Insomma una moderna e subdola forma di censura che non consente nemmeno di urlare alla censura perchè anche solo una semplice e legittima critica, soprattutto quando è fondata, viene immediatamente configurata come atteggiamento anti-aziendale e quindi punito. A tal proposito è quasi comico ricordare come la politica abbia nominato nei decenni nuovi Direttori Generali- oggi amministratori delegati, ma nulla cambia! – che appena arrivati si siano tutti riempiti la bocca di buoni propositi dicendo – senza crederci – che la loro intenzione era proprio in ottemperanza alla delicatissima funzione informativa e formativa del servizio pubblico quella di puntare sulle risorse interne Rai. E così hanno fatto nei decenni centinaia di nomine di esterni alla Rai presi da aziende concorrenti che a loro volta hanno inserito quadri apicali ed intermedi provenienti da altre aziende. E oggi qualcuno si indigna e si scandalizza per la Palombelli a Sanremo? Ma allora siamo su Scherzi a parte!

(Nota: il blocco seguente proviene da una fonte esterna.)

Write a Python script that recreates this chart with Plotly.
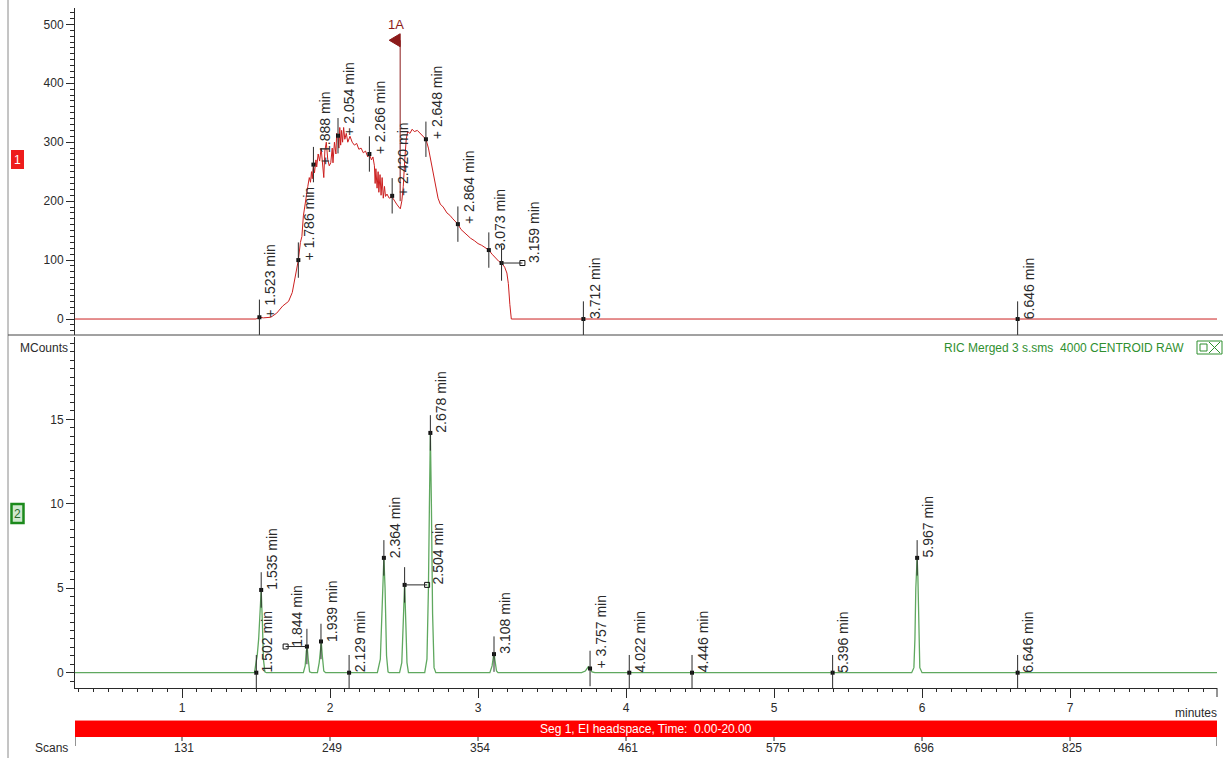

Parlando seriamente: quando libereremo i giornalisti Rai dalla censura? Quando aboliremo un codice etico scritto in modo antistorico e anacronistico? Questa è una battaglia di civiltà e di democrazia che dovrebbe interessare l’Usigrai. Liberare le intelligenze che stanno in azienda, valorizzarle, far emergere le capacità dei singoli, favorire il dinamismo, la creatività, non ingessare le procedure, non mettere lacci e lacciuoli. Rimettere la professione del giornalista e del reporter al centro, svincolato dalle pressioni politiche e di corrente, libero dalle ingerenze. Ma vi pare possibile che oggi un giornalista Rai per scrivere su un settimanale o su un quotidiano debba chiedere il permesso alla azienda? Vi pare normale che per essere ospite in trasmissioni della stessa azienda abbia bisogno di un consenso scritto? E se viene negato? Su quali basi? Ecco, io credo che oggi il sindacato dovrebbe battersi per la libertà di stampa e per la libertà del giornalista. Oggi in Rai dovrebbe essere possibile criticare con garbo tutto e tutti, anche i vertici dell’azienda quando dimostrano incapacità conclamata. E abbiamo avuto più di un esempio, purtroppo, di personaggi imposti dalla politica che hanno devastato reti e azienda. Perchè un giornalista non è un servo della gleba ma un libero cittadino, anzi un cittadino che ha fatto della libertà e della verità la sua missione di vita. Tutto il resto è noia.